## DATA FOR PROCESSING
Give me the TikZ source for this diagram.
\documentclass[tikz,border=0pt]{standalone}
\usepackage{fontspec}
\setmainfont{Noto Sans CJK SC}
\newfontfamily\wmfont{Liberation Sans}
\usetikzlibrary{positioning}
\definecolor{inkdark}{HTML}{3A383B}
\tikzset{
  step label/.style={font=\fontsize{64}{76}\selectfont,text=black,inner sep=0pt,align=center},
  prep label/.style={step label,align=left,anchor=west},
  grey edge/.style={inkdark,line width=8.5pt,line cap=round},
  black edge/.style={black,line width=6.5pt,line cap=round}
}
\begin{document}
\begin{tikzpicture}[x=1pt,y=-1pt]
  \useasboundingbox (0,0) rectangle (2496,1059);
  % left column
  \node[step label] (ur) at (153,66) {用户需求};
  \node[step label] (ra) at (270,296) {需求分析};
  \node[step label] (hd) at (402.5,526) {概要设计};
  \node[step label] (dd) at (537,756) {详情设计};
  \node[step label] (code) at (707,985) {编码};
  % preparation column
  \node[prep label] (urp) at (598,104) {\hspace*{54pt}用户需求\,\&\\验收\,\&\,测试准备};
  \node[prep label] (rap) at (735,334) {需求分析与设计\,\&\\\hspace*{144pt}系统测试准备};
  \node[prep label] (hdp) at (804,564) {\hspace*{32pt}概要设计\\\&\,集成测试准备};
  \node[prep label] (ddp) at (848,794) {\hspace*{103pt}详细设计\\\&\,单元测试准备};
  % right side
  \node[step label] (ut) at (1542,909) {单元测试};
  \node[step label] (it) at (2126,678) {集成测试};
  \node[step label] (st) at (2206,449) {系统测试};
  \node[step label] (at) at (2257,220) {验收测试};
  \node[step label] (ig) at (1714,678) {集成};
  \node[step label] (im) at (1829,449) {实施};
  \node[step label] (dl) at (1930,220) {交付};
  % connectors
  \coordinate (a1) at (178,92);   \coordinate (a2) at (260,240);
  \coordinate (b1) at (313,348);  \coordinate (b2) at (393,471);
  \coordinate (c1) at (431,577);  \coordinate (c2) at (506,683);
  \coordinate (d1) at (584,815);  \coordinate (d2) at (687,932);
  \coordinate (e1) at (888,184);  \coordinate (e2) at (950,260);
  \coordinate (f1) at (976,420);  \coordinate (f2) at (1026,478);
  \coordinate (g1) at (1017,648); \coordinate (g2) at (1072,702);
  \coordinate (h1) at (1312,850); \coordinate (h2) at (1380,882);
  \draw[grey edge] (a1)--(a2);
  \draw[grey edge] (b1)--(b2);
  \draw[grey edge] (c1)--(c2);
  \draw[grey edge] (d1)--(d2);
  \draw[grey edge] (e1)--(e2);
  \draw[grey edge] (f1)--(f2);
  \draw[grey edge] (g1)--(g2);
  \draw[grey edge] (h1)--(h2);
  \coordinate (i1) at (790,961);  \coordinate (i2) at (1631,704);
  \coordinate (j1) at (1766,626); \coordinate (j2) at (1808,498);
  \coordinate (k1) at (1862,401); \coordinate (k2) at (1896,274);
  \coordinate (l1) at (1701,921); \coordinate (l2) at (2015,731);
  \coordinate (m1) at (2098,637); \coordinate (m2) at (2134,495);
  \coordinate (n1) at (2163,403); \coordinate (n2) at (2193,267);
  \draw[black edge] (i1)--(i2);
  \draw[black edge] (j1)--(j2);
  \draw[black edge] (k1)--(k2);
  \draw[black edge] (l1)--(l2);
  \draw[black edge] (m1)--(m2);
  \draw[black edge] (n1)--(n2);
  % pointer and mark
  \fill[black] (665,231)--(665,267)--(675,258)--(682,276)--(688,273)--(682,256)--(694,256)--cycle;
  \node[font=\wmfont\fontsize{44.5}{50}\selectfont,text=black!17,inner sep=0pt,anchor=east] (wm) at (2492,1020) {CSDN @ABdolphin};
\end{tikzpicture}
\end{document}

...

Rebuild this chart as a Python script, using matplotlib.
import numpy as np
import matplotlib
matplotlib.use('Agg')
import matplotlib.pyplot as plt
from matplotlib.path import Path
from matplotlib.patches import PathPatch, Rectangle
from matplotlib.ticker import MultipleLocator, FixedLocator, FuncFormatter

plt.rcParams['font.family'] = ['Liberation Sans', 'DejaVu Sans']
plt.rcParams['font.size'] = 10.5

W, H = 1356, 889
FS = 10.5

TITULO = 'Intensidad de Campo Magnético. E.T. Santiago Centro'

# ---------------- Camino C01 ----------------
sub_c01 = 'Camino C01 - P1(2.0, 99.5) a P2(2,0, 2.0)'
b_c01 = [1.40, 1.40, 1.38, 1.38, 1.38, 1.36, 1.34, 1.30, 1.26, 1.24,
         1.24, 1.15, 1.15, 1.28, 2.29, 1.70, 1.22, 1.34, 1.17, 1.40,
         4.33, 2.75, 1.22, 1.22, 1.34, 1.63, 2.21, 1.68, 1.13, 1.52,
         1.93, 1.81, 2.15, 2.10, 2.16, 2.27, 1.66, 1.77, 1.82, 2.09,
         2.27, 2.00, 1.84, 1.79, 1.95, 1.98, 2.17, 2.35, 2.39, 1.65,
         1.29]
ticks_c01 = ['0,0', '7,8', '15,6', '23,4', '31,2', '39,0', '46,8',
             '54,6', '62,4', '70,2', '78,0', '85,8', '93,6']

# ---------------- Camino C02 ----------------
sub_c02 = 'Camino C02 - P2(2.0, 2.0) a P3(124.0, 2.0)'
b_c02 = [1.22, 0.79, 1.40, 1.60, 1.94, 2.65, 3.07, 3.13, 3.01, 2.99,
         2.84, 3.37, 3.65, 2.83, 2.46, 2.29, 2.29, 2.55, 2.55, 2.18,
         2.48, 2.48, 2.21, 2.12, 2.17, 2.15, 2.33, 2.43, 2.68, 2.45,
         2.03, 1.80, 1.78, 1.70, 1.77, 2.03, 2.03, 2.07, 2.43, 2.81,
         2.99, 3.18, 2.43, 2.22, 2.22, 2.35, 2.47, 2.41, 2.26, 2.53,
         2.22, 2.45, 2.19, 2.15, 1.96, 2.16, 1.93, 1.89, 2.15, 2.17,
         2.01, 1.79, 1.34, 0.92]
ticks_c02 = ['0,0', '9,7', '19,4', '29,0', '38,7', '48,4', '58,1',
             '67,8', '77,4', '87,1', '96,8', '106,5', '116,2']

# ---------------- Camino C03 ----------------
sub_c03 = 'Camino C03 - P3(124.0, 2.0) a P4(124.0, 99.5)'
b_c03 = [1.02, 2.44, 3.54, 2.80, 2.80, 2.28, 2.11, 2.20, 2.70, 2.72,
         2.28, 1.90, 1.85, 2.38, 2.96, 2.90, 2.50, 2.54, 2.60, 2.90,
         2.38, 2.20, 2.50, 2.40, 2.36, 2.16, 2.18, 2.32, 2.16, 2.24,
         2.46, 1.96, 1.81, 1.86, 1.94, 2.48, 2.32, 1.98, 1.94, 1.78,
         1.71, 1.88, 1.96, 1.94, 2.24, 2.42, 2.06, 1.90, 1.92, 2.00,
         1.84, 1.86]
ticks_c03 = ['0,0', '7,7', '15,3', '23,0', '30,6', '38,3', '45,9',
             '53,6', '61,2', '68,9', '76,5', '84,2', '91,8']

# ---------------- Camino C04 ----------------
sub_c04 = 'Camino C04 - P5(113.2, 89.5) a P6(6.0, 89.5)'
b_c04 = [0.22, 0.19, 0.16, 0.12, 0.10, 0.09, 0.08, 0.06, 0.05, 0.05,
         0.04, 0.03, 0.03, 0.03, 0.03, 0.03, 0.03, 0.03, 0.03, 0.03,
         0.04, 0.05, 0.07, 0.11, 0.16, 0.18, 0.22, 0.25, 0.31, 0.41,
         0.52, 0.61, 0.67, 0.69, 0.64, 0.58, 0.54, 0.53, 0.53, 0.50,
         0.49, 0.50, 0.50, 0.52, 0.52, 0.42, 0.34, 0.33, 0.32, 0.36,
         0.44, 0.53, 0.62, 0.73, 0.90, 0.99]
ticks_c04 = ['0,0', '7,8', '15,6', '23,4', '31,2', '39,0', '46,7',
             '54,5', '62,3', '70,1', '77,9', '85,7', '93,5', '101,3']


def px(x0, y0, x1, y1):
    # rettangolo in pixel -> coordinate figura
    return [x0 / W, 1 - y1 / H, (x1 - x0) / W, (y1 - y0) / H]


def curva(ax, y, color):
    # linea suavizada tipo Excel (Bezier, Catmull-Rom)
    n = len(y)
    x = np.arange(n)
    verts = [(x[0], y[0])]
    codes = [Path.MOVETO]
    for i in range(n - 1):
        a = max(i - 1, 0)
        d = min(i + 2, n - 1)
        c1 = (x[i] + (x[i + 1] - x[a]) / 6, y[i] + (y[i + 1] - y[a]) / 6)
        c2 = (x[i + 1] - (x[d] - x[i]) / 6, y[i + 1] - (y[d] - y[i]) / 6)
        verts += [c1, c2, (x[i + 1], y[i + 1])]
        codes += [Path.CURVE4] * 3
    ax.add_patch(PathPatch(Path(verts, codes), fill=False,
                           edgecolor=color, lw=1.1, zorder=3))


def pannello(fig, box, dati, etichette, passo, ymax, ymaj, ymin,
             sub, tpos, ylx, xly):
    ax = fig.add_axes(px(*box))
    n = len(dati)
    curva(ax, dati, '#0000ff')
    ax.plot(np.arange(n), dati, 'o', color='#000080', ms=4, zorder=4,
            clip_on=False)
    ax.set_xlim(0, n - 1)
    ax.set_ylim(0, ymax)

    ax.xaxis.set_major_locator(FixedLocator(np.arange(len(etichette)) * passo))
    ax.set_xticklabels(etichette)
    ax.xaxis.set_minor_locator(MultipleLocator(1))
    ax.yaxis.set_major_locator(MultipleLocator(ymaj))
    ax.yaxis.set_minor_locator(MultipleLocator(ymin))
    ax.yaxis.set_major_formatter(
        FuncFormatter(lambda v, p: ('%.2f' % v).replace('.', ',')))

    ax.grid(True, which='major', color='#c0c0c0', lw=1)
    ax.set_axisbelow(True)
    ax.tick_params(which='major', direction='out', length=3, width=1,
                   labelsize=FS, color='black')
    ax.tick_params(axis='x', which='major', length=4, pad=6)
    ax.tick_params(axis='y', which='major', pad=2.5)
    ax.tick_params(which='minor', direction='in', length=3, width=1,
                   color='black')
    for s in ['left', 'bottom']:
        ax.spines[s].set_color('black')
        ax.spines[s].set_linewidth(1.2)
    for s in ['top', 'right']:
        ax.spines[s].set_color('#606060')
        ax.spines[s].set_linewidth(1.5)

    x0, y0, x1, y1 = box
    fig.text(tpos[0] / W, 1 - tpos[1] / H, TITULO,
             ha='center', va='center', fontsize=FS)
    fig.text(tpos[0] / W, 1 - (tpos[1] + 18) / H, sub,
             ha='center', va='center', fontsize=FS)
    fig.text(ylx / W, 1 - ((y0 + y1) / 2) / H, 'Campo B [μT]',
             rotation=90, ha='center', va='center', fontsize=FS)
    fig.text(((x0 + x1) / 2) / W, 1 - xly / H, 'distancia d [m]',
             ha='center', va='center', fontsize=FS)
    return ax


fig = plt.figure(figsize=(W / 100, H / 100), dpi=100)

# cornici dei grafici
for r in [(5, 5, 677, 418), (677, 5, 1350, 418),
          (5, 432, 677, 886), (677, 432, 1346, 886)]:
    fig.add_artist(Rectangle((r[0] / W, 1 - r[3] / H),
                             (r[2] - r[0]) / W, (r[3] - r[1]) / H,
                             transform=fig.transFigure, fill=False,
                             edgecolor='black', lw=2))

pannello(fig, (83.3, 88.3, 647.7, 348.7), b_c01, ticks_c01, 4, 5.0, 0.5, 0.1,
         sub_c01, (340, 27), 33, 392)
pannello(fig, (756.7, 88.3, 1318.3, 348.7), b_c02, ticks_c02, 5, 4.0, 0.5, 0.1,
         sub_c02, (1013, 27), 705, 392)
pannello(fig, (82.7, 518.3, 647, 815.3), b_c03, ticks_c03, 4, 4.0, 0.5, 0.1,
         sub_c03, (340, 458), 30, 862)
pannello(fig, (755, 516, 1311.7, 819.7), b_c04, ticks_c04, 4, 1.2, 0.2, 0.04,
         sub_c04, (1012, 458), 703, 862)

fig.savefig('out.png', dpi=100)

## SET TASK
Set down, exactly and alone, the run of lines from the line that has "Rebuild this chart" to the line that has "from matplotlib.ticker import".

## WRITTEN RESPONSE
Rebuild this chart as a Python script, using matplotlib.
import numpy as np
import matplotlib
matplotlib.use('Agg')
import matplotlib.pyplot as plt
from matplotlib.path import Path
from matplotlib.patches import PathPatch, Rectangle
from matplotlib.ticker import MultipleLocator, FixedLocator, FuncFormatter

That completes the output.